Pat, (01)
I'm all in favor of global accessing schemes. (02)
But I'm also in favor of context-dependent schemes
and globally unique mobile schemes. All of them
have important uses. And it would be desirable
to support all of them in a systematic way that
could accommodate different kinds of names within
a common framework. (03)
I also like PHP. It came out of nowhere with no
backing from any standards body, and rose to prominence
very quickly because it filled an important niche. (04)
A few comments: (05)
> Redirection is part of the basic machinery of the internet,
> and has been since day one. (06)
Yes. It's a very flexible technique with lots of useful
applications. What I was complaining about is that one
useful scheme, globally unique names, are directly supported.
But other useful schemes, such as context-dependent names
or unique mobile names, have no direct support. (07)
If all three of these methods were supported as part of
a comprehensive and flexible naming system, it would be
possible to integrate them and use them more easily. (08)
> you should find out more about the actual Web architecture
> before saying such crazy things. (09)
Yes, I have been following the architecture for years.
Much of it is very good. (010)
> Why would you want any Internet-based communication process
> to be done without assistance from the Internet servers? (011)
The domain servers are designed to propagate the global name
changes across the world on a time scale of hours or days.
For mobile agents (which could be people, vehicles, or software
bots), things can move at millisecond rates or faster. (012)
It would be convenient to have the slowly changing backbone
interact smoothly with a rapidly changing overlay of mobile
agents. Such interactions could be simulated by building a
virtual mobile web on top of the slowly changing web, but
it would be more convenient if the two layers could be better
integrated. (013)
> Well, there have been many such schemes.... (014)
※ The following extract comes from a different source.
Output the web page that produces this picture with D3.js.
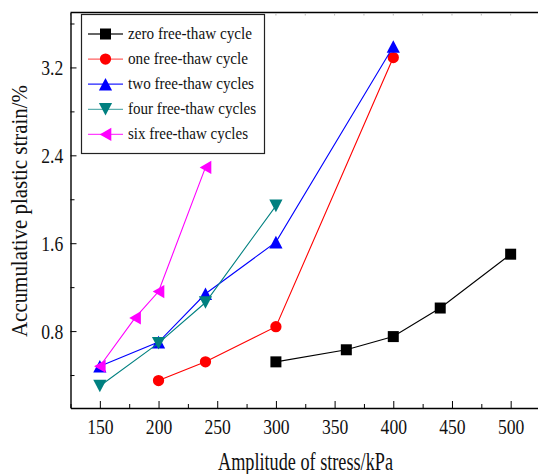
<!DOCTYPE html>
<html>
<head>
<meta charset="utf-8">
<script src="https://cdn.jsdelivr.net/npm/d3@7"></script>
<style>
  html, body { margin: 0; padding: 0; background: #fff; }
  svg { display: block; }
  text { font-family: "Liberation Serif", "Times New Roman", serif; fill: #111; }
</style>
</head>
<body>
<svg id="chart" width="538" height="474"></svg>
<script>
// Stress amplitude (kPa) and accumulated plastic strain (%) per freeze-thaw count
const seriesNames = ["zero free-thaw cycle", "one free-thaw cycle", "two free-thaw cycles",
                     "four free-thaw cycles", "six free-thaw cycles"];
const zeroX = [300, 360, 400, 440, 500];
const zeroY = [0.52, 0.63, 0.75, 1.01, 1.50];
const oneX  = [200, 240, 300, 400];
const oneY  = [0.35, 0.52, 0.84, 3.29];
const twoX  = [150, 200, 240, 300, 400];
const twoY  = [0.48, 0.70, 1.14, 1.61, 3.39];
const fourX = [150, 200, 240, 300];
const fourY = [0.30, 0.69, 1.06, 1.94];
const sixX  = [150, 180, 200, 240];
const sixY  = [0.48, 0.92, 1.16, 2.29];

const xMajor = [150, 200, 250, 300, 350, 400, 450, 500];
const xMinor = [125, 175, 225, 275, 325, 375, 425, 475, 525];
const yMajor = [0.8, 1.6, 2.4, 3.2];
const yMinor = [0.4, 1.2, 2.0, 2.8, 3.6];

const xTitle = "Amplitude of stress/kPa";
const yTitle = "Accumulative plastic strain/%";

const colors  = ["#000000", "#ff0000", "#0000ff", "#008080", "#ff00ff"];
const legendLineColors = ["#333333", "#ff6060", "#2020ff", "#5fb0b0", "#ff40ff"];
const shapes  = ["square", "circle", "up", "down", "left"];

const series = [
  {x: zeroX, y: zeroY}, {x: oneX, y: oneY}, {x: twoX, y: twoY},
  {x: fourX, y: fourY}, {x: sixX, y: sixY}
].map((s, i) => ({
  name: seriesNames[i], color: colors[i], shape: shapes[i],
  points: s.x.map((v, j) => ({x: v, y: s.y[j]}))
}));

const svg = d3.select("#chart");
const x = d3.scaleLinear().domain([125, 525]).range([70.5, 540]);
const y = d3.scaleLinear().domain([0.1, 3.7]).range([408, 12.5]);

// marker shapes
function triangle(dir) {
  const w = 6.6, h = 6.3;
  return {
    draw(ctx) {
      if (dir === "up")   { ctx.moveTo(0, -h); ctx.lineTo(w, h); ctx.lineTo(-w, h); }
      if (dir === "down") { ctx.moveTo(0, h); ctx.lineTo(w, -h); ctx.lineTo(-w, -h); }
      if (dir === "left") { ctx.moveTo(-5.8, 0); ctx.lineTo(5.8, -6.6); ctx.lineTo(5.8, 6.6); }
      ctx.closePath();
    }
  };
}
function symbolPath(shape) {
  if (shape === "square") return d3.symbol(d3.symbolSquare, 121)();
  if (shape === "circle") return d3.symbol(d3.symbolCircle, 100)();
  return d3.symbol(triangle(shape))();
}

// axes
const axisG = svg.append("g");

// top frame line with faint ticks
axisG.append("line").attr("x1", 70.5).attr("x2", 538).attr("y1", 12.5).attr("y2", 12.5)
  .attr("stroke", "#000").attr("stroke-width", 1.4);
axisG.selectAll(".topTick").data(xMajor.concat(xMinor)).join("line")
  .attr("x1", d => x(d)).attr("x2", d => x(d)).attr("y1", 13).attr("y2", 15.5)
  .attr("stroke", "#bbb").attr("stroke-width", 1);

const xAxis = axisG.append("g").attr("transform", "translate(0,408)")
  .call(d3.axisBottom(x).tickValues(xMajor).tickSizeInner(-7).tickSizeOuter(0).tickPadding(10)
    .tickFormat(d3.format("d")));
axisG.append("g").attr("transform", "translate(0,408)")
  .call(d3.axisBottom(x).tickValues(xMinor).tickSizeInner(-4).tickSizeOuter(0).tickFormat(""))
  .select(".domain").remove();

const yAxis = axisG.append("g").attr("transform", "translate(70.5,0)")
  .call(d3.axisLeft(y).tickValues(yMajor).tickSizeInner(-6).tickSizeOuter(0).tickPadding(9)
    .tickFormat(d3.format(".1f")));
axisG.append("g").attr("transform", "translate(70.5,0)")
  .call(d3.axisLeft(y).tickValues(yMinor).tickSizeInner(-4).tickSizeOuter(0).tickFormat(""))
  .select(".domain").remove();

axisG.selectAll(".domain").attr("stroke", "#000").attr("stroke-width", 1.4);
axisG.selectAll(".tick line").attr("stroke", "#000").attr("stroke-width", 1);
axisG.selectAll(".tick text")
  .attr("font-family", "Liberation Serif, Times New Roman, serif")
  .attr("font-size", 22).attr("fill", "#111")
  .attr("transform", "scale(0.8,1)");

// axis titles
svg.append("text")
  .attr("x", 218).attr("y", 470)
  .attr("font-size", 25)
  .attr("textLength", 175).attr("lengthAdjust", "spacingAndGlyphs")
  .text(xTitle);
svg.append("text")
  .attr("transform", "translate(27,337) rotate(-90)")
  .attr("font-size", 24)
  .attr("textLength", 252).attr("lengthAdjust", "spacingAndGlyphs")
  .text(yTitle);

// series lines and markers
const line = d3.line().x(d => x(d.x)).y(d => y(d.y));
const plot = svg.append("g");
series.forEach(s => {
  const g = plot.append("g");
  g.append("path").attr("d", line(s.points))
    .attr("fill", "none").attr("stroke", s.color).attr("stroke-width", 1.1);
  g.selectAll("path.m").data(s.points).join("path").attr("class", "m")
    .attr("transform", d => `translate(${x(d.x)},${y(d.y)})`)
    .attr("d", symbolPath(s.shape))
    .attr("fill", s.color);
});

// legend
const legendTextWidths = [124, 120, 126, 128, 120];
const legend = svg.append("g");
legend.append("rect").attr("x", 81.5).attr("y", 14.5).attr("width", 183).attr("height", 139)
  .attr("fill", "#fff").attr("stroke", "#222").attr("stroke-width", 1.2);
series.forEach((s, i) => {
  const cy = 34 + i * 25.1;
  legend.append("line").attr("x1", 88).attr("x2", 123).attr("y1", cy).attr("y2", cy)
    .attr("stroke", legendLineColors[i]).attr("stroke-width", 1.3);
  legend.append("path").attr("transform", `translate(105.5,${cy})`)
    .attr("d", symbolPath(s.shape)).attr("fill", s.color);
  legend.append("text").attr("x", 128).attr("y", cy + 5)
    .attr("font-size", 16)
    .attr("textLength", legendTextWidths[i]).attr("lengthAdjust", "spacingAndGlyphs")
    .text(s.name);
});
</script>
</body>
</html>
That's the problem. It's better to have one good scheme than
to force every application that needs one to develop its own
special case that is incompatible with everybody else's. (015)
> The fact is that all such schemes are inevitably overtaken
> by the exponents in Moore's Law within a few years. Its far,
> far cheaper to just use the actual Web, as well as being
> more robust. (016)
I agree that it would be more robust if the actual web
would support things that move around, such as an agent
whose supporting software might execute on different
physical nodes of the web, while retaining the same URI.